## START Data provided

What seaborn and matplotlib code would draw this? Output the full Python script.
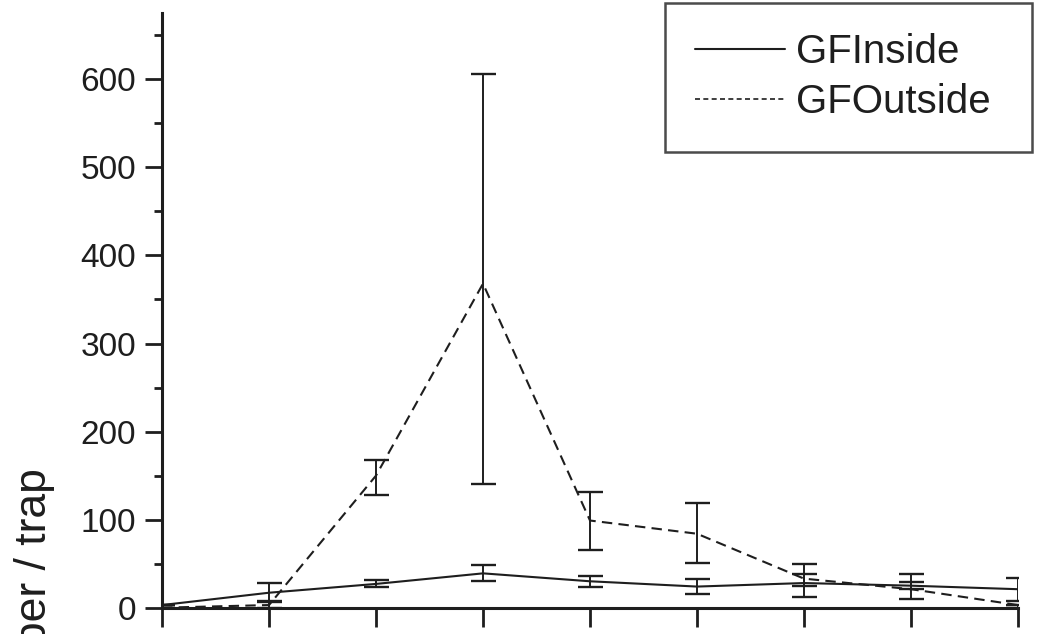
import numpy as np
import pandas as pd
import matplotlib
matplotlib.use("Agg")
import matplotlib.pyplot as plt
import seaborn as sns
from matplotlib.lines import Line2D
from matplotlib.ticker import MultipleLocator, NullFormatter

# ---- data ----
periods = [0, 1, 2, 3, 4, 5, 6, 7, 8]
series_names = ["GFInside", "GFOutside"]

gf_inside = [3, 17, 27, 39, 30, 24, 28, 25, 21]
gf_inside_lo = [3, 8, 23, 30, 24, 15, 25, 21, 8]
gf_inside_hi = [3, 28, 32, 49, 36, 33, 38, 29, 34]

gf_outside = [0, 3, 150, 368, 99, 84, 33, 21, 3]
gf_outside_lo = [0, 0, 128, 140, 66, 51, 12, 10, 0]
gf_outside_hi = [0, 7, 168, 606, 131, 119, 50, 38, 3]

y_label = "Number / trap"
ink = "#1e1e1e"

sns.set_theme(style="ticks")
plt.rcParams["font.family"] = ["Liberation Sans", "DejaVu Sans"]

fig = plt.figure(figsize=(10.47, 6.34), dpi=100)
ax = fig.add_axes([162 / 1047, 26.3 / 634, 856 / 1047, 594.4 / 634])

df = pd.DataFrame({
    "x": periods * 2,
    "value": gf_inside + gf_outside,
    "series": [series_names[0]] * len(periods) + [series_names[1]] * len(periods),
})
sns.lineplot(data=df, x="x", y="value", style="series",
             dashes={series_names[0]: "", series_names[1]: (5, 3)},
             color=ink, linewidth=1.5, ax=ax, legend=False)

for vals, lo, hi in [(gf_inside, gf_inside_lo, gf_inside_hi),
                     (gf_outside, gf_outside_lo, gf_outside_hi)]:
    v = np.array(vals, dtype=float)
    ax.errorbar(periods, v, yerr=[v - np.array(lo), np.array(hi) - v],
                fmt="none", ecolor=ink, elinewidth=1.4, capsize=9, capthick=1.7)

ax.set_xlim(0, 8)
ax.set_ylim(0, 675)
ax.set_xticks(periods)
ax.xaxis.set_major_formatter(NullFormatter())
ax.yaxis.set_major_locator(MultipleLocator(100))
ax.yaxis.set_minor_locator(MultipleLocator(50))

for s in ["top", "right"]:
    ax.spines[s].set_visible(False)
for s in ["left", "bottom"]:
    ax.spines[s].set_linewidth(2.2)
    ax.spines[s].set_color(ink)

ax.tick_params(axis="y", which="major", length=12, width=2, color=ink,
               direction="out", labelsize=24, pad=6.5, labelcolor=ink)
ax.tick_params(axis="y", which="minor", length=6, width=2, color=ink, direction="out")
ax.tick_params(axis="x", which="major", length=14, width=2, color=ink,
               direction="out", labelbottom=False)
ax.set_xlabel("")
ax.set_ylabel(y_label, fontsize=32, color=ink)
ax.yaxis.set_label_coords(-0.125, 0.0054)

handles = [Line2D([], [], color=ink, lw=1.5),
           Line2D([], [], color=ink, lw=1.2, dashes=(3, 2))]
leg = ax.legend(handles, series_names, loc="upper left", mode="expand",
                bbox_to_anchor=(665 / 1047, 1 - 147 / 634, 367 / 1047, 144 / 634),
                bbox_transform=fig.transFigure, borderaxespad=0,
                frameon=True, fancybox=False, edgecolor=ink, fontsize=29,
                handlelength=2.23, handletextpad=0.27, labelspacing=0.3,
                borderpad=0.75)
leg.get_frame().set_linewidth(1.8)
for t in leg.get_texts():
    t.set_color(ink)

fig.savefig("out.png", dpi=100)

## END Data provided

• _Exercise directions_:
From the first line above through the line containing "from matplotlib.ticker import", copy everything exactly, without the pictures.

• _Task result_:
What seaborn and matplotlib code would draw this? Output the full Python script.
import numpy as np
import pandas as pd
import matplotlib
matplotlib.use("Agg")
import matplotlib.pyplot as plt
import seaborn as sns
from matplotlib.lines import Line2D
from matplotlib.ticker import MultipleLocator, NullFormatter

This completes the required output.